# Exercise details:
In the listing below, locate the lines that hold "this" and copy them.
═══ Data supplied
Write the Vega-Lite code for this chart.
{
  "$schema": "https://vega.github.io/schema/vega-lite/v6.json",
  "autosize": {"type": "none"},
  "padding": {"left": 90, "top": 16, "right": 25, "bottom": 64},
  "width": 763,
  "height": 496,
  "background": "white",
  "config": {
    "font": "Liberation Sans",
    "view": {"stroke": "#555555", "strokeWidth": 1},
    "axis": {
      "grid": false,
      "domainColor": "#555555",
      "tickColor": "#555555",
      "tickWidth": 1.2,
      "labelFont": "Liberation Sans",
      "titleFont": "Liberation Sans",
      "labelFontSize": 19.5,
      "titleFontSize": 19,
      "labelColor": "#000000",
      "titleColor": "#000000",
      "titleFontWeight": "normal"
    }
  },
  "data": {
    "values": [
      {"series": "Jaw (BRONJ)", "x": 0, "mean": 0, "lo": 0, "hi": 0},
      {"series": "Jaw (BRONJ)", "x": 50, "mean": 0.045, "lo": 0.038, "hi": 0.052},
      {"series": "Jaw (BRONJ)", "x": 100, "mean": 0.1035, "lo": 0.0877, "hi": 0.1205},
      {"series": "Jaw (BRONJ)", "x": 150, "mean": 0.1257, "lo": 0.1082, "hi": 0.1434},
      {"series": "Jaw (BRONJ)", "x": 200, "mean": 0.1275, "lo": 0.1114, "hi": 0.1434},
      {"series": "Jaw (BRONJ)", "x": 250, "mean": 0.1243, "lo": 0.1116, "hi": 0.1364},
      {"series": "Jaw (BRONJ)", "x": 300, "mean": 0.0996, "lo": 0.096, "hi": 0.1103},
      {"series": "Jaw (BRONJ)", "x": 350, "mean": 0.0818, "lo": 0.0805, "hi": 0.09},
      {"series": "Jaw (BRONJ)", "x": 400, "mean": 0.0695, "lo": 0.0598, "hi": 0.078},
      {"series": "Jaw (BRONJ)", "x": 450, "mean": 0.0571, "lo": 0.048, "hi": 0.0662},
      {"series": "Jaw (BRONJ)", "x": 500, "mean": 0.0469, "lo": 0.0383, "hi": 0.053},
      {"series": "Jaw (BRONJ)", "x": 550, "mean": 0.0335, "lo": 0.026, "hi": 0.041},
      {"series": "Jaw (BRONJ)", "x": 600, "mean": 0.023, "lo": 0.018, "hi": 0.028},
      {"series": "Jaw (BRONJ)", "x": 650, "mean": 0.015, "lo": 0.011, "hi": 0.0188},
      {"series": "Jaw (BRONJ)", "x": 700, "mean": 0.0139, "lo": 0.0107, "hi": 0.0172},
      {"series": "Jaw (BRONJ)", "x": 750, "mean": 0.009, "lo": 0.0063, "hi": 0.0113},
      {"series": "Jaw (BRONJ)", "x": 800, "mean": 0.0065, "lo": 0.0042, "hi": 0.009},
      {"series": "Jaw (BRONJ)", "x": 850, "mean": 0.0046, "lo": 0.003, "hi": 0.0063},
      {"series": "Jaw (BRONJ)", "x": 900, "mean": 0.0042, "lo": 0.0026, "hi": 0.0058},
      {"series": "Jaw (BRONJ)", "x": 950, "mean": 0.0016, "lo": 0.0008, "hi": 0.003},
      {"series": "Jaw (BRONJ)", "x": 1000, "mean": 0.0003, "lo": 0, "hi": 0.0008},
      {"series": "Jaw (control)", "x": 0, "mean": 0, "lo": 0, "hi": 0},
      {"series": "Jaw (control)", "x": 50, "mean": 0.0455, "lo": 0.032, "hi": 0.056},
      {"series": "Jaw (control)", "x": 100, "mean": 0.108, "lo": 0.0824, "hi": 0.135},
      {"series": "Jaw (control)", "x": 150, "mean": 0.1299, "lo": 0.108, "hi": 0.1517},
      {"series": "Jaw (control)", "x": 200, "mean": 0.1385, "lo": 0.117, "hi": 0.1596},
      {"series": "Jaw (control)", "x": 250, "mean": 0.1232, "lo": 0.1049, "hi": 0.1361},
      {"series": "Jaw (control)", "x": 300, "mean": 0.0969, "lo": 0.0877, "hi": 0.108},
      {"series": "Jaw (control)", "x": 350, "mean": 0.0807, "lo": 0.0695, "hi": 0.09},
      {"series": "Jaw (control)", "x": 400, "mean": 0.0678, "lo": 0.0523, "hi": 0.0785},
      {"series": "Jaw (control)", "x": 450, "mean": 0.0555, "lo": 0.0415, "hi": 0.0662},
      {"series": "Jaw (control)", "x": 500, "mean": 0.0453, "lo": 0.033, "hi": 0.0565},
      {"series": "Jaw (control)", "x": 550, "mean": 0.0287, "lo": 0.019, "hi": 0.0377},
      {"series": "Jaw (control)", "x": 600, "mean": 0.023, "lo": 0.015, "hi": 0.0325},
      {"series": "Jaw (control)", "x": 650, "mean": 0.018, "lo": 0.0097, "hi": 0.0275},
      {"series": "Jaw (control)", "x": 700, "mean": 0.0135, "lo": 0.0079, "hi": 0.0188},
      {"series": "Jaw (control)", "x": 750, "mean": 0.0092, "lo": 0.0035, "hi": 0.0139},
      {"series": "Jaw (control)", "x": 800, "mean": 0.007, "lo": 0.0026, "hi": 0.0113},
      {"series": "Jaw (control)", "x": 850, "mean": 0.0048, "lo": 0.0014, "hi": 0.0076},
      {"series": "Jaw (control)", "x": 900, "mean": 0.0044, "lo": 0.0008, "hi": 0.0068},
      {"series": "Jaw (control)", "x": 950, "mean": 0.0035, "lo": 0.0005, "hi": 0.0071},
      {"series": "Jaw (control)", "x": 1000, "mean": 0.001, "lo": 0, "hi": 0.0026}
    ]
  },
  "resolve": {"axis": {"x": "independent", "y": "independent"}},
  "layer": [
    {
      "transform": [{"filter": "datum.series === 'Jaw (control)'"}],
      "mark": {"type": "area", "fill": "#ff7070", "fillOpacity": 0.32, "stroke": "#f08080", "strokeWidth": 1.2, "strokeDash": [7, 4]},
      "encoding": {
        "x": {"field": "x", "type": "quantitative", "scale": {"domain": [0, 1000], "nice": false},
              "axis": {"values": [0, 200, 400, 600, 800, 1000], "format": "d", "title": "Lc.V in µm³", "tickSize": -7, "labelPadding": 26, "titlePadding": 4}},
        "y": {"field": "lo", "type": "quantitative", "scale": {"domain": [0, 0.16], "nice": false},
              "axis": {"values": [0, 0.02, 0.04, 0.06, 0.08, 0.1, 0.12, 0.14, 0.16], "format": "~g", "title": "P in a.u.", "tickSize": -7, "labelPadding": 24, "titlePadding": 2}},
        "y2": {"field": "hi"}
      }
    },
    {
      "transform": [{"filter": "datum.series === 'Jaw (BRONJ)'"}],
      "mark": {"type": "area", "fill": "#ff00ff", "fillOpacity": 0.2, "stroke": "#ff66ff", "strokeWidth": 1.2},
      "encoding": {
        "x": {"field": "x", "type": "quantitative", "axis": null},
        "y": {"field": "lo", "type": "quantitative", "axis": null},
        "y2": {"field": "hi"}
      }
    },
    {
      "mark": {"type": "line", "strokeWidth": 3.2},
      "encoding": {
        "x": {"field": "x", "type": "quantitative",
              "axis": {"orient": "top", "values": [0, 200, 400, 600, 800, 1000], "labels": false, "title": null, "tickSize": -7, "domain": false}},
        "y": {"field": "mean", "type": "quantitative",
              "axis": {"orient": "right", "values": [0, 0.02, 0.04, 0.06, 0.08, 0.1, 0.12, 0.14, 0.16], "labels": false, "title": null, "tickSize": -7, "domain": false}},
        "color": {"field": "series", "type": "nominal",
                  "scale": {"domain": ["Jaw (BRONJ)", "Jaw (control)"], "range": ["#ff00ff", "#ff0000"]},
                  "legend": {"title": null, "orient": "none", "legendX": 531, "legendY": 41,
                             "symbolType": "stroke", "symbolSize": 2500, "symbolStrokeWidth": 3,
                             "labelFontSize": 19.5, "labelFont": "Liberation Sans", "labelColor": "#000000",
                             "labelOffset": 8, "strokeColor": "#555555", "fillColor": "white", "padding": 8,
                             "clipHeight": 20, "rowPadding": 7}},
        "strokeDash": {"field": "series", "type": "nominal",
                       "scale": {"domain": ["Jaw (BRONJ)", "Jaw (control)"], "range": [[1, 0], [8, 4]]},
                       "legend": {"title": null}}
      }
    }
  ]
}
══════
═══ Data supplied
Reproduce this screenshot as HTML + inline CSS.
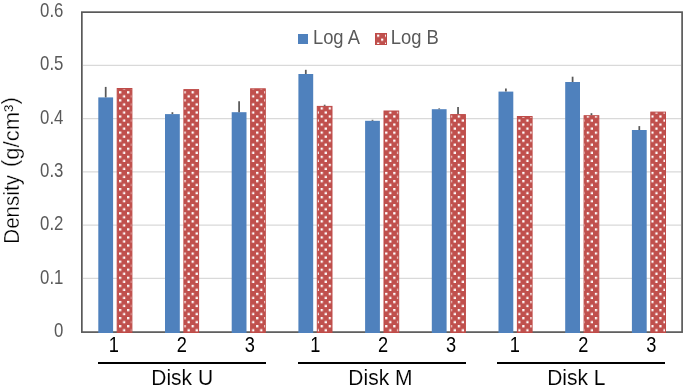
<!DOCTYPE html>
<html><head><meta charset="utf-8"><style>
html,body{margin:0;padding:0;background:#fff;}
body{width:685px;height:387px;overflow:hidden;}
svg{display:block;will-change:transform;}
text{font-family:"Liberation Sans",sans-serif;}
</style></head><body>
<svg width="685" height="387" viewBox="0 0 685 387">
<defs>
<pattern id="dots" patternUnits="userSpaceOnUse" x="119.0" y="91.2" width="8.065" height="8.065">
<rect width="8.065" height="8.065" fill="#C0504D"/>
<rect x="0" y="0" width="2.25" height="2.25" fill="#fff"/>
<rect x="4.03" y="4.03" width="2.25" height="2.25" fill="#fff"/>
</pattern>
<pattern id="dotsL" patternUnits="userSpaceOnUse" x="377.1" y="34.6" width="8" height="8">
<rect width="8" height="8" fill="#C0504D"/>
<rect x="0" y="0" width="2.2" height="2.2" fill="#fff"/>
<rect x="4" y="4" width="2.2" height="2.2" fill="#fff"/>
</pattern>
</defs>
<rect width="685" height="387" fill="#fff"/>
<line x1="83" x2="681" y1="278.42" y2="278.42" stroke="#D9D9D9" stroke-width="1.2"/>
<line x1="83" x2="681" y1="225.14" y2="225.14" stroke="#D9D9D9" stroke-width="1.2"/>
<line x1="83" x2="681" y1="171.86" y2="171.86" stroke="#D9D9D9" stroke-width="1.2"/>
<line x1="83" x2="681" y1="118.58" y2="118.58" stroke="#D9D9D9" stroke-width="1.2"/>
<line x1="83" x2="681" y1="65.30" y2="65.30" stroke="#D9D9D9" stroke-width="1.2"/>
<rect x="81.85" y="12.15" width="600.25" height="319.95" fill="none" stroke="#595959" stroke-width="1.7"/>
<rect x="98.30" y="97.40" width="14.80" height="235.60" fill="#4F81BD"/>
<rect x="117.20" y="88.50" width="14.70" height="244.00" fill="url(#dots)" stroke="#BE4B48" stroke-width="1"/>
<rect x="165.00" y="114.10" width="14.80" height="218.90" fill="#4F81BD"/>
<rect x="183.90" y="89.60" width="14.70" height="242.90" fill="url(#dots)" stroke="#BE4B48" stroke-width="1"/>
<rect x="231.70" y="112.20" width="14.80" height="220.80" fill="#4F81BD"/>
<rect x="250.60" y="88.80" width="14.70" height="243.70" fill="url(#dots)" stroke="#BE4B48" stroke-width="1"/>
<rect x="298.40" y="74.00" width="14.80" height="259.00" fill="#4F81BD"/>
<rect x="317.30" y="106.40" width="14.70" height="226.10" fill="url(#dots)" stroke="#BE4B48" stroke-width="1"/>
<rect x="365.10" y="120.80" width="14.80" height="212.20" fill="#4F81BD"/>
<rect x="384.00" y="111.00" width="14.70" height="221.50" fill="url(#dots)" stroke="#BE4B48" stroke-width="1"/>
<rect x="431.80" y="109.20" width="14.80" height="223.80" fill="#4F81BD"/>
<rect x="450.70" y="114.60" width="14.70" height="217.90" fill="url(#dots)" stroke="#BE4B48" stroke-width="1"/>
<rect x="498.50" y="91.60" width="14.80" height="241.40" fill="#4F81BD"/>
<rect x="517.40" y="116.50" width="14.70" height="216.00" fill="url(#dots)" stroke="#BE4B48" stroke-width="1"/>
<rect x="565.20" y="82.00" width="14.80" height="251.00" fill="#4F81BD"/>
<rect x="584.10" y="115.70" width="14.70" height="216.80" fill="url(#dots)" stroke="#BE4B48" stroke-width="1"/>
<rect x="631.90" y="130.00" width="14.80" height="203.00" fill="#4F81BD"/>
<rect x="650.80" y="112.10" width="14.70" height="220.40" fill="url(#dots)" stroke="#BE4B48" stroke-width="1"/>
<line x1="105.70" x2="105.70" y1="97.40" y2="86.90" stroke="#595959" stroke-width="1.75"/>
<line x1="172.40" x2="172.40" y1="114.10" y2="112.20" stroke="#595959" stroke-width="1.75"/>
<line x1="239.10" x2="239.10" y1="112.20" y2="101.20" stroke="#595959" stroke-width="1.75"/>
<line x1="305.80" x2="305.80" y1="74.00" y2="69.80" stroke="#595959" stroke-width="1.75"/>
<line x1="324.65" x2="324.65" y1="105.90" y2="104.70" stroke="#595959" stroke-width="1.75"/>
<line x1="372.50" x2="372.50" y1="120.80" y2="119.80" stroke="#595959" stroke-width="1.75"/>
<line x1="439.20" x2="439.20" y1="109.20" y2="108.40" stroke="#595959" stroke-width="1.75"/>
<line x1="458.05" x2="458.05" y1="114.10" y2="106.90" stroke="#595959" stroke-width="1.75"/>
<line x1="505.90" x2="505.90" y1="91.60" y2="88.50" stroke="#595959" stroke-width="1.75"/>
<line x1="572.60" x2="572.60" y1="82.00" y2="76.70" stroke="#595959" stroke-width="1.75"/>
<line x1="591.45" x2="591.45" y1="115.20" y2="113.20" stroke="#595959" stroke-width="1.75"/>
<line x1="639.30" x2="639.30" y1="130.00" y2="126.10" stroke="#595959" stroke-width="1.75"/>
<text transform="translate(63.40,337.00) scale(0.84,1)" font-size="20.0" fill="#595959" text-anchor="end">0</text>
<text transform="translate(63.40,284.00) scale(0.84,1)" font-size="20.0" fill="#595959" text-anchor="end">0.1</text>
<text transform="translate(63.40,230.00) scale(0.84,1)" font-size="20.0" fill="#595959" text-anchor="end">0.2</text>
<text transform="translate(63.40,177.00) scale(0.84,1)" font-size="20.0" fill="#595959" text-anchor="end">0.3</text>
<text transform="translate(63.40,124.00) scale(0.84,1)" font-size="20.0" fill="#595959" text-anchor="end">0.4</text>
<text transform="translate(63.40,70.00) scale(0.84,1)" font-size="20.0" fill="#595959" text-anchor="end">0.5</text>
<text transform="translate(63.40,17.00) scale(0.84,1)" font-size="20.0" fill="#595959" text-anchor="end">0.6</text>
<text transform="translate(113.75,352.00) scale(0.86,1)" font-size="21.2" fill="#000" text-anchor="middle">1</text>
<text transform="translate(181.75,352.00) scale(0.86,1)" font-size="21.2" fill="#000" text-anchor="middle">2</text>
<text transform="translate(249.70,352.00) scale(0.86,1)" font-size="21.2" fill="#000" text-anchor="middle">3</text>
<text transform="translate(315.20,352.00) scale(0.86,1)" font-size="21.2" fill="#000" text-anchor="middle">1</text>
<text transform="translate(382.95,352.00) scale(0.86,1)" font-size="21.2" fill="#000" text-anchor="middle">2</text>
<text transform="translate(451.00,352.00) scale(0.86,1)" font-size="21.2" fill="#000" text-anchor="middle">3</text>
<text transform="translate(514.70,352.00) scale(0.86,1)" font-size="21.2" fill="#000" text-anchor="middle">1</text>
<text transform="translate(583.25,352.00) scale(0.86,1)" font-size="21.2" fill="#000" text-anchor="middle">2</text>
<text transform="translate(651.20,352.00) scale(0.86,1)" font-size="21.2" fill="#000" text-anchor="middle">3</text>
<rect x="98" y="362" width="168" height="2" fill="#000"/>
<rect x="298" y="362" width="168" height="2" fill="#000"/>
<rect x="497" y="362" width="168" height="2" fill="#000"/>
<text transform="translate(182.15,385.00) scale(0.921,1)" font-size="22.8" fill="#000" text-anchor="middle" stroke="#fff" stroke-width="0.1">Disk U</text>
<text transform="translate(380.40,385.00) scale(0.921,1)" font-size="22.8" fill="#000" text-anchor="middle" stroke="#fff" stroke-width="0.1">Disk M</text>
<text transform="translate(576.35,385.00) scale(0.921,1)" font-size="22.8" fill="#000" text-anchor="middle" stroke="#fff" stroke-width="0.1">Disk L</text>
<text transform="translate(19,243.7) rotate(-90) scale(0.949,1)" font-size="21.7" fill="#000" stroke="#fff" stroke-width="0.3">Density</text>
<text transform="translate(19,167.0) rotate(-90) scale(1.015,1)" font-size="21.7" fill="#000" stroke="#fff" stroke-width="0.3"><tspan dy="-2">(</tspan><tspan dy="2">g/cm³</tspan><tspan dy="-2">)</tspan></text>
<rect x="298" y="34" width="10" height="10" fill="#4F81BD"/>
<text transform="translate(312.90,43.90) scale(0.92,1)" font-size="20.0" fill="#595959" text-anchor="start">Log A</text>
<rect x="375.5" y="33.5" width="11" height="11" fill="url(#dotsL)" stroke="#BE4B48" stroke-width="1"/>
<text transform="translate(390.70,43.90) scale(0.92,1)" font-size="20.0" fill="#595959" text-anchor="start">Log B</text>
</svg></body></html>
══════
═══ Data supplied
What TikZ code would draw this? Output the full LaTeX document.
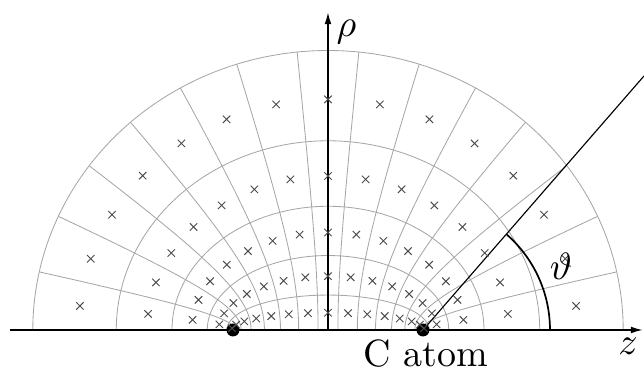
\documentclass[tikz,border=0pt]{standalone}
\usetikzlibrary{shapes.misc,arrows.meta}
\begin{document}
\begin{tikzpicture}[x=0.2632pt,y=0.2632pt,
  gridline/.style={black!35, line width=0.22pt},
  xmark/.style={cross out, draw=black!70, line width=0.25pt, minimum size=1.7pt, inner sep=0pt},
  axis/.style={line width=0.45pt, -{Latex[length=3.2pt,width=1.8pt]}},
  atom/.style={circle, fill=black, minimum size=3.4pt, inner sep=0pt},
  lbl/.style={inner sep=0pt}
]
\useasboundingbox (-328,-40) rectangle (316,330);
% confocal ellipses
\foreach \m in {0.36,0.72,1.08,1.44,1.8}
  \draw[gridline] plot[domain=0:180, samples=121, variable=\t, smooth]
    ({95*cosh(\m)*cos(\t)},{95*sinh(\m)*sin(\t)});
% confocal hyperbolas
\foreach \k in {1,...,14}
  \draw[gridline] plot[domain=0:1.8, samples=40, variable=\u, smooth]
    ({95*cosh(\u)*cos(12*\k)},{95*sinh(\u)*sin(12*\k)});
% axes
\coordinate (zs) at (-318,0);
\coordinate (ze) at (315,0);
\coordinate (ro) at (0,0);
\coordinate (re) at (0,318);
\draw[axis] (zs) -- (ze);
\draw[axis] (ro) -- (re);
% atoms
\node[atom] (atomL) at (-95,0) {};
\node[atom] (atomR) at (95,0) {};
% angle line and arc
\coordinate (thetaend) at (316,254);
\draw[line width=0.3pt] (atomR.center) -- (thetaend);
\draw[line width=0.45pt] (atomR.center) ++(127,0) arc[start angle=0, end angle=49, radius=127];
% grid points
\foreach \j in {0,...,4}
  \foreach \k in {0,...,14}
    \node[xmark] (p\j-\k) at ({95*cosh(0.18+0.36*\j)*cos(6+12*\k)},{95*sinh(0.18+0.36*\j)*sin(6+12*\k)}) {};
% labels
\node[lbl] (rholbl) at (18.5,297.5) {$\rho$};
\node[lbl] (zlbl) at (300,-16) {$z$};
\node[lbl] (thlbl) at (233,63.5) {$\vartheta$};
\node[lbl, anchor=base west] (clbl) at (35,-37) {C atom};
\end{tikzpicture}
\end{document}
══════
# Answer below:
Write the Vega-Lite code for this chart.
Reproduce this screenshot as HTML + inline CSS.
What TikZ code would draw this? Output the full LaTeX document.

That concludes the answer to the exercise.